The district court concluded that these new allegations did not identify specific statements alleged to be defamatory, rather, they referred generally to “derogatory remarks,” and therefore added nothing to the original complaint. Less than two months before trial, the proposed amendment at issue offered only general, nonspecific, criticisms of appellant not anchored to time, place or detail.
We believe that the district court acted within its discretion. The additional allegations are vague. Moreover, granting the motion to amend the complaint, brought less than two months before the December 19, 2000 trial date, would have prejudiced respondent because additional discovery would have been necessary. We conclude that the district court did not clearly abuse its discretion by denying appellant’s motion.

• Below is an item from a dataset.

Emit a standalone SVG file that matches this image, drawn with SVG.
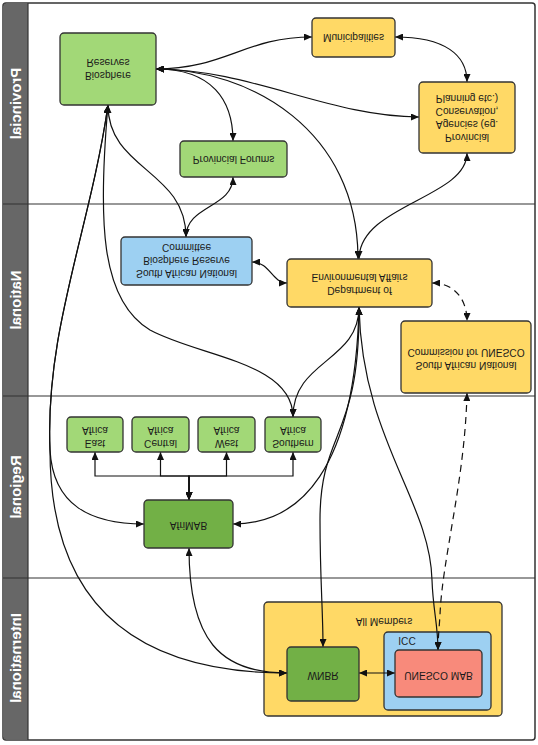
<svg xmlns="http://www.w3.org/2000/svg" width="538" height="745" viewBox="0 0 538 745">
<defs>
<style>
.t{font-family:"Liberation Sans",Arial,sans-serif;font-size:10.2px;fill:#1a1a1a;text-anchor:middle;dominant-baseline:central}
.lane{font-family:"Liberation Sans",Arial,sans-serif;font-size:15px;font-weight:bold;fill:#ffffff;text-anchor:middle;dominant-baseline:central}
.box{stroke:#333;stroke-width:1.3}
.lg{fill:#a2d877}
.dg{fill:#72b046}
.yl{fill:#ffd966}
.bl{fill:#9dd0f2}
.rd{fill:#f88a7b}
.e{fill:none;stroke:#111;stroke-width:1.2;marker-start:url(#ar);marker-end:url(#ar)}
.d{stroke-dasharray:7,5}
.sep{stroke:#333;stroke-width:1.2}
</style>
<marker id="ar" viewBox="0 0 10 10" refX="10" refY="5" markerWidth="8" markerHeight="7" markerUnits="userSpaceOnUse" orient="auto-start-reverse" preserveAspectRatio="none"><path d="M0,0 L10,5 L0,10 z" fill="#111"/></marker>
</defs>
<rect x="0" y="0" width="538" height="745" fill="#ffffff"/>
<g id="lanes">
<rect x="3" y="3" width="532" height="737" rx="3" fill="#ffffff" stroke="#333" stroke-width="1.5"/>
<rect x="3.7" y="3.7" width="24.3" height="735.6" fill="#676767"/>
<line class="sep" x1="28" y1="3" x2="28" y2="740"/>
<line class="sep" x1="3" y1="204" x2="535" y2="204"/>
<line class="sep" x1="3" y1="396" x2="535" y2="396"/>
<line class="sep" x1="3" y1="578" x2="535" y2="578"/>
<text class="lane" transform="matrix(1 0 0 -1 15.5 103.5) rotate(-90)">Provincial</text>
<text class="lane" transform="matrix(1 0 0 -1 15.5 300) rotate(-90)">National</text>
<text class="lane" transform="matrix(1 0 0 -1 15.5 487) rotate(-90)">Regional</text>
<text class="lane" transform="matrix(1 0 0 -1 15.5 658) rotate(-90)">International</text>
</g>
<g id="allmembers">
<rect class="box yl" x="264" y="602" width="238" height="114" rx="4"/>
<text class="t" transform="matrix(1 0 0 -1 384 621)">All Members</text>
</g>
<g id="icc">
<rect class="box bl" x="384" y="632" width="107" height="78" rx="4"/>
<text class="t" transform="matrix(1 0 0 -1 407 640)">ICC</text>
</g>
<g id="connectors">
<path class="e" d="M156,69 C225,69 245,37 312,37"/>
<path class="e" d="M156,69 C212,69 233,100 233,141"/>
<path class="e" d="M156,69 C250,69 330,117 419,117"/>
<path class="e" d="M156,69 C250,69 358,130 358,259"/>
<path class="e" d="M395,37 C445,37 467,55 467,82"/>
<path class="e" d="M467,153 C467,198 359,205 359,259"/>
<path class="e" d="M233,177 C233,208 186,205 186,237"/>
<path class="e" d="M108,105 C108,170 186,170 186,237"/>
<path class="e" d="M108,105 C98,220 100,300 150,330 C200,357 293,362 293,417"/>
<path class="e" d="M108,105 C90,230 45,330 50,450 C53,505 90,524 144,524"/>
<path class="e" d="M108,105 C90,230 45,330 50,450 C50,600 130,673 287,673"/>
<path class="e" d="M189,548 C189,640 220,673 287,673"/>
<path class="e" d="M359,307 C359,362 293,360 293,417"/>
<path class="e" d="M359,307 C355,470 300,524 233,524"/>
<path class="e" d="M359,307 C360,440 320,430 320,520 C320,580 323,610 323,647"/>
<path class="e" d="M359,307 C362,440 430,500 432,580 C433,610 438,625 438,650"/>
<path class="e" d="M252,262 C270,262 272,283 287,283"/>
<path class="e d" d="M432,283 C455,283 467,300 467,321"/>
<path class="e d" d="M467,393 C465,480 442,560 440,615 C439,630 438,640 438,650"/>
<path class="e" d="M359,673 L395,673"/>
<path class="e" d="M189,500 L189,476 L95,476 L95,452"/>
<path class="e" d="M189,500 L189,476 L160.5,476 L160.5,452"/>
<path class="e" d="M189,500 L189,476 L226.5,476 L226.5,452"/>
<path class="e" d="M189,500 L189,476 L293,476 L293,452"/>
</g>
<g id="biosphere-reserves">
<rect class="box lg" x="60" y="33" width="96" height="72" rx="4"/>
<text class="t" transform="matrix(1 0 0 -1 108 69)"><tspan x="0" y="-6.5">Biosphere</tspan><tspan x="0" y="6.5">Reserves</tspan></text>
</g>
<g id="provincial-forums">
<rect class="box lg" x="180" y="141" width="107" height="36" rx="4"/>
<text class="t" transform="matrix(1 0 0 -1 233.5 159)">Provincial Forums</text>
</g>
<g id="municipalities">
<rect class="box yl" x="312" y="18" width="83" height="39" rx="4"/>
<text class="t" transform="matrix(1 0 0 -1 353.5 37.5)">Municipalities</text>
</g>
<g id="provincial-agencies">
<rect class="box yl" x="419" y="82" width="96" height="71" rx="4"/>
<text class="t" transform="matrix(1 0 0 -1 467 118)"><tspan x="0" y="-19.5">Provincial</tspan><tspan x="0" y="-6.5">Agencies (eg.</tspan><tspan x="0" y="6.5">Conservation,</tspan><tspan x="0" y="19.5">Planning etc.)</tspan></text>
</g>
<g id="sanbrc">
<rect class="box bl" x="121" y="237" width="131" height="48" rx="4"/>
<text class="t" transform="matrix(1 0 0 -1 186.5 261)"><tspan x="0" y="-13">South African National</tspan><tspan x="0" y="0">Biosphere Reserve</tspan><tspan x="0" y="13">Committee</tspan></text>
</g>
<g id="dea">
<rect class="box yl" x="287" y="259" width="145" height="48" rx="4"/>
<text class="t" transform="matrix(1 0 0 -1 359.5 284.5)"><tspan x="0" y="-6.5">Department of</tspan><tspan x="0" y="6.5">Environmental Affairs</tspan></text>
</g>
<g id="sanc-unesco">
<rect class="box yl" x="401" y="321" width="130" height="72" rx="4"/>
<text class="t" transform="matrix(1 0 0 -1 466 359)"><tspan x="0" y="-6.5">South African National</tspan><tspan x="0" y="6.5">Commission for UNESCO</tspan></text>
</g>
<g id="east-africa">
<rect class="box lg" x="67" y="417" width="56" height="35" rx="4"/>
<text class="t" transform="matrix(1 0 0 -1 95 437.5)"><tspan x="0" y="-6.5">East</tspan><tspan x="0" y="6.5">Africa</tspan></text>
</g>
<g id="central-africa">
<rect class="box lg" x="132" y="417" width="57" height="35" rx="4"/>
<text class="t" transform="matrix(1 0 0 -1 160.5 437.5)"><tspan x="0" y="-6.5">Central</tspan><tspan x="0" y="6.5">Africa</tspan></text>
</g>
<g id="west-africa">
<rect class="box lg" x="198" y="417" width="57" height="35" rx="4"/>
<text class="t" transform="matrix(1 0 0 -1 226.5 437.5)"><tspan x="0" y="-6.5">West</tspan><tspan x="0" y="6.5">Africa</tspan></text>
</g>
<g id="southern-africa">
<rect class="box lg" x="265" y="417" width="56" height="35" rx="4"/>
<text class="t" transform="matrix(1 0 0 -1 293 437.5)"><tspan x="0" y="-6.5">Southern</tspan><tspan x="0" y="6.5">Africa</tspan></text>
</g>
<g id="afrimab">
<rect class="box dg" x="144" y="500" width="89" height="48" rx="4"/>
<text class="t" transform="matrix(1 0 0 -1 188.5 525)">AfriMAB</text>
</g>
<g id="wnbr">
<rect class="box dg" x="287" y="647" width="72" height="54" rx="4"/>
<text class="t" transform="matrix(1 0 0 -1 323 675)">WNBR</text>
</g>
<g id="unesco-mab">
<rect class="box rd" x="395" y="650" width="87" height="47" rx="4"/>
<text class="t" transform="matrix(1 0 0 -1 438.5 675)">UNESCO MAB</text>
</g>
</svg>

Appellant failed to show that a genuine issue of material fact exists as to whether his employer suspended his employment. The district court did not err by granting summary judgment to respondents on appellant’s tortious-interference-with-contract claim because appellant failed to establish (1) there was a genuine issue of material fact concerning suspension and (2) breach of his at-will employment contract. The district court did not err by granting summary judgment to respondents on appellant’s defamation claims because respondents’ alleged statements were not defamatory. Finally, the district court acted within its broad discretion by denying appellant’s motion to amend the complaint because the proposed amendment added nothing to the original complaint would have prejudiced respondents.